I qualified as a teacher relatively late in life having moved around, including living abroad, and looking after a young family. I moved quickly through the ranks and soon became a headteacher in a school in a socially deprived area. The school was judged to be ‘good’ and was performing well, although it remained a challenging job. Its reputation was strong enough to attract strong candidates whenever we had vacancies. A job at the school was always sought after by people I considered to be of the required standard.

The issues began when the school joined a multi academy trust. The school did so voluntarily and I thought it would only make the school stronger but I would not have believed the problems which followed. Ultimately the trust made a series of unfounded ethical claims about me in order to force me out. It had a significantly negative impact on my physical and mental health and in the end I left the school. The whole series of events was extremely upsetting and humiliating, particularly given all I had achieved. A strong sense of guilt went with this as I did not want to let anyone down by leaving but I felt as though I had no choice and the situation was not going to get any better.

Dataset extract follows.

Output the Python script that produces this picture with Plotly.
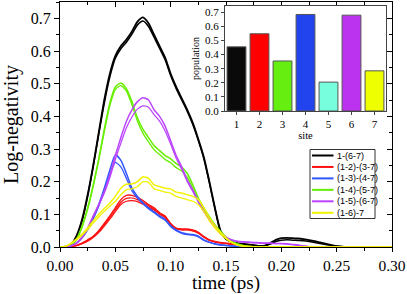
import plotly.graph_objects as go

# ---------------- data ----------------
time_ps = [0.0, 0.005, 0.01, 0.015, 0.02, 0.025, 0.03, 0.035, 0.04, 0.045,
           0.05, 0.055, 0.06, 0.065, 0.07, 0.075, 0.08, 0.085, 0.09, 0.095,
           0.1, 0.105, 0.11, 0.115, 0.12, 0.125, 0.13, 0.135, 0.14, 0.145,
           0.15, 0.155, 0.16, 0.165, 0.17, 0.175, 0.18, 0.185, 0.19, 0.195,
           0.2, 0.205, 0.21, 0.215, 0.22, 0.225, 0.23, 0.235, 0.24, 0.245,
           0.25, 0.255, 0.26, 0.265, 0.27, 0.275, 0.28, 0.285, 0.29, 0.295, 0.3]

black_a = [0, 0.001, 0.008, 0.035, 0.085, 0.16, 0.25, 0.35, 0.45, 0.53,
           0.585, 0.615, 0.635, 0.66, 0.69, 0.703, 0.685, 0.65, 0.615, 0.58,
           0.53, 0.49, 0.455, 0.42, 0.38, 0.33, 0.275, 0.2, 0.12, 0.05,
           0.025, 0.016, 0.012, 0.01, 0.008, 0.006, 0.003, 0.004, 0.012, 0.022,
           0.027, 0.028, 0.027, 0.026, 0.024, 0.021, 0.018, 0.014, 0.01, 0.006,
           0.003, 0.001, 0, 0, 0, 0, 0, 0, 0, 0, 0]
black_b = [0, 0.001, 0.007, 0.032, 0.08, 0.155, 0.245, 0.345, 0.44, 0.52,
           0.578, 0.607, 0.627, 0.652, 0.68, 0.692, 0.675, 0.642, 0.608, 0.573,
           0.525, 0.485, 0.45, 0.415, 0.375, 0.326, 0.27, 0.196, 0.117, 0.048,
           0.024, 0.015, 0.011, 0.009, 0.007, 0.005, 0.003, 0.003, 0.009, 0.017,
           0.021, 0.022, 0.021, 0.02, 0.019, 0.017, 0.014, 0.011, 0.008, 0.005,
           0.002, 0.001, 0, 0, 0, 0, 0, 0, 0, 0, 0]

red_a = [0, 0, 0.002, 0.005, 0.012, 0.022, 0.033, 0.05, 0.072, 0.095,
         0.12, 0.145, 0.158, 0.158, 0.152, 0.142, 0.13, 0.12, 0.105, 0.095,
         0.072, 0.058, 0.055, 0.055, 0.052, 0.045, 0.032, 0.022, 0.017, 0.014,
         0.012, 0.01, 0.007, 0.004, 0.002, 0.001, 0, 0, 0, 0,
         0, 0, 0, 0, 0, 0, 0, 0, 0, 0, 0, 0, 0, 0, 0, 0, 0, 0, 0, 0, 0]
red_b = [0, 0, 0.002, 0.005, 0.011, 0.02, 0.031, 0.047, 0.068, 0.09,
         0.114, 0.137, 0.149, 0.15, 0.145, 0.136, 0.126, 0.116, 0.102, 0.092,
         0.07, 0.056, 0.053, 0.053, 0.05, 0.043, 0.031, 0.021, 0.016, 0.013,
         0.011, 0.009, 0.006, 0.004, 0.002, 0.001, 0, 0, 0, 0,
         0, 0, 0, 0, 0, 0, 0, 0, 0, 0, 0, 0, 0, 0, 0, 0, 0, 0, 0, 0, 0]
red_c = [0, 0, 0.002, 0.004, 0.01, 0.018, 0.029, 0.044, 0.064, 0.085,
         0.108, 0.13, 0.14, 0.142, 0.139, 0.131, 0.122, 0.113, 0.1, 0.09,
         0.068, 0.055, 0.052, 0.052, 0.049, 0.042, 0.03, 0.02, 0.015, 0.012,
         0.01, 0.008, 0.006, 0.003, 0.002, 0.001, 0, 0, 0, 0,
         0, 0, 0, 0, 0, 0, 0, 0, 0, 0, 0, 0, 0, 0, 0, 0, 0, 0, 0, 0, 0]

blue_a = [0, 0.001, 0.004, 0.013, 0.03, 0.055, 0.09, 0.13, 0.18, 0.235,
          0.282, 0.265, 0.225, 0.18, 0.155, 0.135, 0.12, 0.108, 0.095, 0.085,
          0.065, 0.052, 0.044, 0.04, 0.038, 0.033, 0.022, 0.015, 0.01, 0.007,
          0.005, 0.003, 0.002, 0.001, 0, 0, 0, 0, 0, 0,
          0, 0, 0, 0, 0, 0, 0, 0, 0, 0, 0, 0, 0, 0, 0, 0, 0, 0, 0, 0, 0]
blue_b = [0, 0.001, 0.004, 0.012, 0.028, 0.052, 0.086, 0.125, 0.172, 0.222,
          0.259, 0.245, 0.21, 0.172, 0.15, 0.132, 0.117, 0.105, 0.092, 0.082,
          0.062, 0.05, 0.042, 0.038, 0.036, 0.031, 0.02, 0.014, 0.009, 0.006,
          0.004, 0.003, 0.002, 0.001, 0, 0, 0, 0, 0, 0,
          0, 0, 0, 0, 0, 0, 0, 0, 0, 0, 0, 0, 0, 0, 0, 0, 0, 0, 0, 0, 0]

green_a = [0, 0.001, 0.006, 0.025, 0.065, 0.12, 0.19, 0.27, 0.36, 0.44,
           0.49, 0.502, 0.485, 0.445, 0.395, 0.36, 0.335, 0.31, 0.295, 0.28,
           0.27, 0.255, 0.245, 0.225, 0.19, 0.15, 0.12, 0.093, 0.068, 0.048,
           0.03, 0.018, 0.01, 0.005, 0.002, 0.001, 0, 0, 0, 0,
           0, 0, 0, 0, 0, 0, 0, 0, 0, 0, 0, 0, 0, 0, 0, 0, 0, 0, 0, 0, 0]
green_b = [0, 0.001, 0.005, 0.022, 0.06, 0.115, 0.185, 0.265, 0.352, 0.432,
           0.482, 0.494, 0.477, 0.435, 0.385, 0.348, 0.322, 0.298, 0.283, 0.268,
           0.258, 0.243, 0.233, 0.213, 0.18, 0.143, 0.115, 0.09, 0.066, 0.047,
           0.029, 0.017, 0.009, 0.005, 0.002, 0.001, 0, 0, 0, 0,
           0, 0, 0, 0, 0, 0, 0, 0, 0, 0, 0, 0, 0, 0, 0, 0, 0, 0, 0, 0, 0]

purple_a = [0, 0.001, 0.004, 0.012, 0.03, 0.058, 0.095, 0.13, 0.17, 0.22,
            0.28, 0.335, 0.385, 0.42, 0.445, 0.457, 0.45, 0.42, 0.4, 0.37,
            0.325, 0.28, 0.245, 0.205, 0.175, 0.14, 0.11, 0.085, 0.065, 0.042,
            0.03, 0.022, 0.018, 0.016, 0.015, 0.014, 0.013, 0.012, 0.012, 0.011,
            0.011, 0.01, 0.008, 0.006, 0.003, 0.001, 0, 0, 0, 0,
            0, 0, 0, 0, 0, 0, 0, 0, 0, 0, 0]
purple_b = [0, 0.001, 0.004, 0.012, 0.03, 0.057, 0.093, 0.128, 0.165, 0.212,
            0.268, 0.318, 0.365, 0.398, 0.422, 0.432, 0.428, 0.405, 0.385, 0.355,
            0.315, 0.272, 0.238, 0.2, 0.17, 0.137, 0.108, 0.083, 0.063, 0.041,
            0.029, 0.021, 0.017, 0.015, 0.014, 0.013, 0.012, 0.011, 0.011, 0.01,
            0.01, 0.009, 0.007, 0.005, 0.003, 0.001, 0, 0, 0, 0,
            0, 0, 0, 0, 0, 0, 0, 0, 0, 0, 0]

yellow_a = [0, 0.002, 0.012, 0.025, 0.04, 0.058, 0.08, 0.1, 0.118, 0.135,
            0.155, 0.18, 0.192, 0.193, 0.2, 0.215, 0.21, 0.19, 0.185, 0.18,
            0.178, 0.168, 0.165, 0.16, 0.155, 0.145, 0.12, 0.09, 0.065, 0.045,
            0.028, 0.015, 0.007, 0.003, 0.001, 0, 0, 0, 0, 0,
            0, 0, 0, 0, 0, 0, 0, 0, 0, 0, 0, 0, 0, 0, 0, 0, 0, 0, 0, 0, 0]
yellow_b = [0, 0.002, 0.01, 0.022, 0.036, 0.053, 0.073, 0.092, 0.109, 0.125,
            0.14, 0.16, 0.175, 0.178, 0.185, 0.2, 0.198, 0.178, 0.173, 0.168,
            0.165, 0.155, 0.15, 0.145, 0.14, 0.13, 0.108, 0.08, 0.058, 0.04,
            0.025, 0.013, 0.006, 0.003, 0.001, 0, 0, 0, 0, 0,
            0, 0, 0, 0, 0, 0, 0, 0, 0, 0, 0, 0, 0, 0, 0, 0, 0, 0, 0, 0, 0]

series_names = ["1-(6-7)", "(1-2)-(3-7)", "(1-3)-(4-7)", "(1-4)-(5-7)", "(1-5)-(6-7)", "(1-6)-7"]
series_colors = ["#000000", "#ff1010", "#3355ff", "#66ee00", "#bb44ff", "#f2f200"]
series_data = [[black_a, black_b], [red_a, red_b, red_c], [blue_a, blue_b],
               [green_a, green_b], [purple_a, purple_b], [yellow_a, yellow_b]]
series_widths = [1.8, 1.4, 1.5, 1.5, 1.5, 1.5]

site = [1, 2, 3, 4, 5, 6, 7]
population = [0.455, 0.548, 0.355, 0.685, 0.205, 0.68, 0.285]
bar_colors = ["#0a0a0a", "#ff0000", "#66ee11", "#2244ee", "#77ffdd", "#bb33ee", "#eeff00"]

x_ticks = [0.0, 0.05, 0.10, 0.15, 0.20, 0.25, 0.30]
y_ticks = [0.0, 0.1, 0.2, 0.3, 0.4, 0.5, 0.6, 0.7]

SERIF = "Liberation Serif"
SANS = "Liberation Sans"

# ---------------- figure ----------------
W, H = 407, 294
ML, MR, MT, MB = 60, 15, 2, 47
PW, PH = W - ML - MR, H - MT - MB


def xp(px):
    return (px - ML) / PW


def yp(py):
    return (H - MB - py) / PH


fig = go.Figure()

for name, color, curves, lw in zip(series_names, series_colors, series_data, series_widths):
    for k, ys in enumerate(curves):
        fig.add_trace(go.Scatter(
            x=time_ps, y=ys, mode="lines", name=name, showlegend=False,
            line=dict(color=color, width=lw if k == 0 else lw * 0.85, shape="spline", smoothing=0.6),
            hoverinfo="skip", xaxis="x", yaxis="y"))

# dummy trace for mirrored (top/right) axes
fig.add_trace(go.Scatter(x=[None], y=[None], xaxis="x3", yaxis="y3", showlegend=False, hoverinfo="skip"))

# inset bars
fig.add_trace(go.Bar(
    x=site, y=population, width=0.82, xaxis="x2", yaxis="y2", showlegend=False,
    marker=dict(color=bar_colors, line=dict(color="#555555", width=1)), hoverinfo="skip"))

axis_common = dict(showline=True, linecolor="black", linewidth=1, showgrid=False, zeroline=False,
                   tickcolor="black", tickwidth=1, automargin=False)

fig.update_layout(
    width=W, height=H, margin=dict(l=ML, r=MR, t=MT, b=MB, autoexpand=False),
    paper_bgcolor="white", plot_bgcolor="white",
    font=dict(family=SERIF, color="black"),
    xaxis=dict(range=[0, 0.30], tickvals=x_ticks, ticktext=[f"{v:.2f}" for v in x_ticks],
               ticks="outside", ticklen=4,
               minor=dict(dtick=0.025, tick0=0, ticks="outside", ticklen=3, tickcolor="black"),
               tickfont=dict(size=15.5, family=SERIF),
               title=dict(text="time (ps)", font=dict(size=19, family=SERIF), standoff=6),
               layer="below traces", **axis_common),
    yaxis=dict(range=[0, 0.75], tickvals=y_ticks, ticktext=[f"{v:.1f}" for v in y_ticks],
               ticks="outside", ticklen=5,
               minor=dict(dtick=0.05, tick0=0, ticks="outside", ticklen=3, tickcolor="black"),
               tickfont=dict(size=16, family=SERIF),
               title=dict(text="Log-negativity", font=dict(size=20, family=SERIF), standoff=8),
               layer="below traces", **axis_common),
    xaxis3=dict(range=[0, 0.30], overlaying="x", side="top", anchor="y", tickvals=x_ticks,
                showticklabels=False, ticks="inside", ticklen=5,
                minor=dict(dtick=0.025, tick0=0, ticks="inside", ticklen=3, tickcolor="black"),
                **axis_common),
    yaxis3=dict(range=[0, 0.75], overlaying="y", side="right", anchor="x", tickvals=y_ticks,
                showticklabels=False, ticks="inside", ticklen=5,
                minor=dict(dtick=0.05, tick0=0, ticks="inside", ticklen=3, tickcolor="black"),
                **axis_common),
    xaxis2=dict(domain=[xp(225), xp(386)], anchor="y2", range=[0.5, 7.5], tickvals=site,
                ticks="outside", ticklen=3, mirror=True, automargin=False,
                tickfont=dict(size=11, family=SERIF),
                title=dict(text="site", font=dict(size=10.5, family=SERIF), standoff=2),
                showline=True, linecolor="#444444", linewidth=1, showgrid=False, zeroline=False,
                tickcolor="#444444"),
    yaxis2=dict(domain=[yp(111), yp(6)], anchor="x2", range=[0, 0.745], tickvals=y_ticks,
                ticktext=[f"{v:.1f}" for v in y_ticks],
                ticks="outside", ticklen=3, mirror=True, automargin=False,
                tickfont=dict(size=11, family=SERIF),
                title=dict(text="population", font=dict(size=10, family=SERIF), standoff=3),
                showline=True, linecolor="#444444", linewidth=1, showgrid=False, zeroline=False,
                tickcolor="#444444"),
    bargap=0.18,
)

# manual legend (compact, like the original)
box_l, box_r, box_t, box_b = 310, 375, 149.5, 218.5
fig.add_shape(type="rect", xref="paper", yref="paper",
              x0=xp(box_l), x1=xp(box_r), y0=yp(box_b), y1=yp(box_t),
              line=dict(color="#333333", width=1), fillcolor="white", layer="above")
row0, step = 155.5, 11.45
for i, (name, color, lw) in enumerate(zip(series_names, series_colors, series_widths)):
    py = row0 + i * step
    fig.add_shape(type="line", xref="paper", yref="paper",
                  x0=xp(312), x1=xp(333.5), y0=yp(py), y1=yp(py),
                  line=dict(color=color, width=2), layer="above")
    fig.add_annotation(xref="paper", yref="paper", x=xp(334.5), y=yp(py), text=name,
                       showarrow=False, xanchor="left", yanchor="middle",
                       font=dict(size=9, family=SANS, color="black"))

fig.write_html("out.html",
               config={"displayModeBar": False, "staticPlot": True},
               post_script="document.body.style.margin='0px';document.body.style.overflow='hidden';")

You may well need some specialist help to support your well-being. You are not the best person to comment so go to a professional and see it as investment rather than a burden. Get a team around you, drawn from family, friends and professionals as needs be. Talking to one other person, whatever your previous relationship or their qualifications, may not be enough. Dealing with the events you have been through may take a while to unravel subconsciously, so let it happen and do not force it. This is what time away is for. There is no need to downgrade yourself in terms of expectations for your next job so make sure you are in the best possible position to go for it.

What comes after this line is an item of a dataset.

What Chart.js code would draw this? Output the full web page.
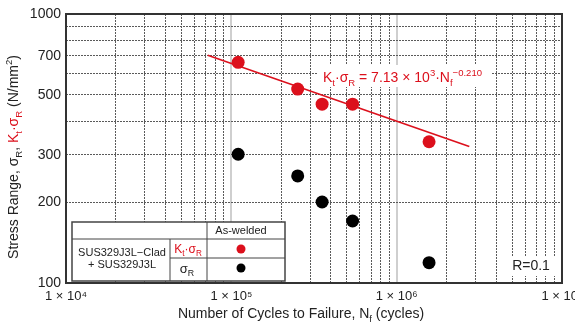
<!DOCTYPE html>
<html>
<head>
<meta charset="utf-8">
<script src="https://cdn.jsdelivr.net/npm/chart.js@4.4.1/dist/chart.umd.min.js"></script>
<style>
  html, body { margin: 0; padding: 0; background: #fff; }
  canvas { display: block; }
</style>
</head>
<body>
<canvas id="snChart" width="575" height="328"></canvas>
<script>
// S-N data (cycles to failure / stress range in N/mm2)
const cycles = [1.10e5, 2.52e5, 3.54e5, 5.41e5, 1.57e6];
const ktStress = [661, 526, 462, 462, 335];   // Kt * sigmaR (red)
const stress = [301, 250, 200, 170, 119];     // sigmaR (black)

// fitted line end points: Kt*sigmaR = 7.13e3 * Nf^-0.210
const fitCycles = [7.2e4, 2.75e6];
const fitStress = [702, 322];

// axis ticks
const xDecades = [1e4, 1e5, 1e6, 1e7];
const xMinorSteps = [1, 2, 3, 4, 5, 6, 7, 8, 9];
const yTicks = [100, 200, 300, 400, 500, 600, 700, 800, 900, 1000];
const yLabels = [100, 200, 300, 500, 700, 1000];

const RED = '#dc101c';
const INK = '#222';
const FONT = '"Liberation Sans", Arial, sans-serif';
const SUP = { 4: '\u2074', 5: '\u2075', 6: '\u2076', 7: '\u2077' };

const isDecade = v => xDecades.some(d => Math.abs(v - d) / d < 1e-6);

const xTickValues = [];
xDecades.slice(0, -1).forEach(d => xMinorSteps.forEach(s => xTickValues.push(d * s)));
xTickValues.push(xDecades[xDecades.length - 1]);

// draw a run of text pieces with sub / superscripts
function drawRuns(ctx, runs, x, y, size, align) {
    const fontFor = mode => (mode ? size * 0.68 : size) + 'px ' + FONT;
    let total = 0;
    runs.forEach(r => {
        ctx.font = fontFor(r[2]);
        total += ctx.measureText(r[0]).width;
    });
    let cx = align === 'center' ? x - total / 2 : x;
    ctx.textAlign = 'left';
    ctx.textBaseline = 'alphabetic';
    runs.forEach(r => {
        ctx.font = fontFor(r[2]);
        ctx.fillStyle = r[1];
        let dy = 0;
        if (r[2] === 'sub') dy = size * 0.25;
        if (r[2] === 'sup') dy = -size * 0.42;
        ctx.fillText(r[0], cx, y + dy);
        cx += ctx.measureText(r[0]).width;
    });
    return total;
}

const overlayPlugin = {
    id: 'overlay',
    afterDraw(chart) {
        const ctx = chart.ctx;
        const a = chart.chartArea;
        ctx.save();

        // plot frame
        ctx.strokeStyle = '#333';
        ctx.lineWidth = 2;
        ctx.strokeRect(a.left, a.top, a.right - a.left, a.bottom - a.top);

        // equation
        ctx.fillStyle = '#fff';
        ctx.fillRect(318, 65, 174, 22);
        drawRuns(ctx, [
            ['K', RED], ['t', RED, 'sub'], ['\u00b7\u03c3', RED], ['R', RED, 'sub'],
            [' = 7.13 \u00d7 10', RED], ['3', RED, 'sup'], ['\u00b7N', RED], ['f', RED, 'sub'],
            ['\u22120.210', RED, 'sup']
        ], 323, 82, 14, 'left');

        // R=0.1
        ctx.fillStyle = '#fff';
        ctx.fillRect(506, 256, 50, 20);
        ctx.font = '14px ' + FONT;
        ctx.fillStyle = INK;
        ctx.textAlign = 'center';
        ctx.textBaseline = 'middle';
        ctx.fillText('R=0.1', 531, 266);

        // legend table
        const cx = [72, 170, 207, 285];
        const cy = [222, 239, 258, 281];
        ctx.fillStyle = '#fff';
        ctx.fillRect(cx[0], cy[0], cx[3] - cx[0], cy[3] - cy[0]);
        ctx.strokeStyle = '#444';
        ctx.lineWidth = 1;
        ctx.beginPath();
        ctx.moveTo(cx[0], cy[1]); ctx.lineTo(cx[3], cy[1]);
        ctx.moveTo(cx[1], cy[2]); ctx.lineTo(cx[3], cy[2]);
        ctx.moveTo(cx[1], cy[1]); ctx.lineTo(cx[1], cy[3]);
        ctx.moveTo(cx[2], cy[0]); ctx.lineTo(cx[2], cy[3]);
        ctx.stroke();
        ctx.lineWidth = 1.5;
        ctx.strokeRect(cx[0], cy[0], cx[3] - cx[0], cy[3] - cy[0]);

        ctx.font = '11px ' + FONT;
        ctx.fillStyle = INK;
        ctx.textAlign = 'center';
        ctx.textBaseline = 'middle';
        ctx.fillText('As-welded', 241, 231);
        ctx.fillText('SUS329J3L\u2212Clad', 122, 253);
        ctx.fillText('+ SUS329J3L', 122, 265);
        drawRuns(ctx, [['K', RED], ['t', RED, 'sub'], ['\u00b7\u03c3', RED], ['R', RED, 'sub']], 188, 253, 12, 'center');
        drawRuns(ctx, [['\u03c3', INK], ['R', INK, 'sub']], 187, 273, 13, 'center');

        ctx.fillStyle = RED;
        ctx.beginPath(); ctx.arc(241, 249, 4.5, 0, Math.PI * 2); ctx.fill();
        ctx.fillStyle = '#000';
        ctx.beginPath(); ctx.arc(241, 268, 4.5, 0, Math.PI * 2); ctx.fill();

        // x axis title
        drawRuns(ctx, [
            ['Number of Cycles to Failure, N', INK], ['f', INK, 'sub'], [' (cycles)', INK]
        ], 301, 318, 14, 'center');

        // y axis title (rotated)
        ctx.translate(13, 157);
        ctx.rotate(-Math.PI / 2);
        drawRuns(ctx, [
            ['Stress Range, \u03c3', INK], ['R', INK, 'sub'], [', ', INK],
            ['K', RED], ['t', RED, 'sub'], ['\u00b7\u03c3', RED], ['R', RED, 'sub'],
            [' (N/mm', INK], ['2', INK, 'sup'], [')', INK]
        ], 0, 5, 14, 'center');

        ctx.restore();
    }
};

new Chart(document.getElementById('snChart'), {
    type: 'scatter',
    data: {
        datasets: [
            {
                type: 'line',
                label: 'fit',
                data: fitCycles.map((c, i) => ({ x: c, y: fitStress[i] })),
                borderColor: RED,
                borderWidth: 1.6,
                pointRadius: 0,
                fill: false,
                order: 2
            },
            {
                label: 'Kt*sigmaR',
                data: cycles.map((c, i) => ({ x: c, y: ktStress[i] })),
                backgroundColor: RED,
                borderWidth: 0,
                pointRadius: 6.5,
                order: 1
            },
            {
                label: 'sigmaR',
                data: cycles.map((c, i) => ({ x: c, y: stress[i] })),
                backgroundColor: '#000',
                borderWidth: 0,
                pointRadius: 6.5,
                order: 1
            }
        ]
    },
    options: {
        responsive: false,
        animation: false,
        devicePixelRatio: 1,
        layout: { padding: { top: 14, right: 13, left: 0, bottom: 0 } },
        scales: {
            x: {
                type: 'logarithmic',
                min: 1e4,
                max: 1e7,
                afterBuildTicks: scale => {
                    scale.ticks = xTickValues.map(v => ({ value: v }));
                },
                afterFit: scale => {
                    scale.height = 45;
                    scale.paddingLeft = 0;
                    scale.paddingRight = 0;
                },
                ticks: {
                    autoSkip: false,
                    maxRotation: 0,
                    padding: 6,
                    color: INK,
                    font: { family: FONT, size: 13 },
                    callback: v => isDecade(v) ? '1 \u00d7 10' + SUP[Math.round(Math.log10(v))] : ''
                },
                grid: {
                    drawTicks: false,
                    color: ctx => isDecade(ctx.tick.value) ? '#cfcfcf' : '#5a5a5a',
                    lineWidth: ctx => isDecade(ctx.tick.value) ? 2 : 1
                },
                border: {
                    display: false,
                    dash: ctx => (ctx.tick && isDecade(ctx.tick.value)) ? [] : [2, 1]
                }
            },
            y: {
                type: 'logarithmic',
                min: 100,
                max: 1000,
                afterBuildTicks: scale => {
                    scale.ticks = yTicks.map(v => ({ value: v }));
                },
                afterFit: scale => {
                    scale.width = 66;
                    scale.paddingTop = 0;
                    scale.paddingBottom = 0;
                },
                ticks: {
                    autoSkip: false,
                    padding: 5,
                    color: INK,
                    font: { family: FONT, size: 14 },
                    callback: v => yLabels.includes(Math.round(v)) ? String(Math.round(v)) : ''
                },
                grid: {
                    drawTicks: false,
                    color: '#5a5a5a',
                    lineWidth: 1
                },
                border: {
                    display: false,
                    dash: [2, 1]
                }
            }
        },
        plugins: {
            legend: { display: false },
            tooltip: { enabled: false }
        }
    },
    plugins: [overlayPlugin]
});
</script>
</body>
</html>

You may be tempted to seek new employment instantly but I would not recommend it. If you are in a position where you can take some time out you should do so. You will find plenty around to keep you busy if you slow down enough to look. When you have had a little time you will realise that you were not ready at the start. Eventually you will know the right time to look for your next job.

Do not be a hermit and keep your story to yourself. Sharing your story is helpful to others as well as to yourself. Use your existing networks and look for new ones. My trade union representative did not understand the circumstances I was dealing with and I have since gone elsewhere. There are plenty of people who can help if you look around a little.

Ignore the rumours and the whispers, you cannot control them so put it to one side. Ultimately people know a lot less about your story than you think. They are also less likely to judge you by it. Those you worked with closely, and plenty of others too, remember the professional you still are.

If you are not successful to begin with, including if you do not get an interview, do not let it put you off. The right match between you and a school will come along whether it is early in the process of looking for a new post or not. You do not know what they are looking for, and you do not help yourself by second guessing.

In this day and age an increasing number of professionals have a story to tell. Even if it is not the experience they would have chosen it is still valuable. Someone who has come back from a bad experience has a great deal to offer others. If a governing body or a trust only want to select from candidates with no bad experiences then they may be severely limiting their options.

have now moved on to a new job, and a better one than the one I left. I am now an Executive Headteacher with more responsibilities and a greater opportunity to make a difference. It was a difficult time I went through but I am now stronger and wiser.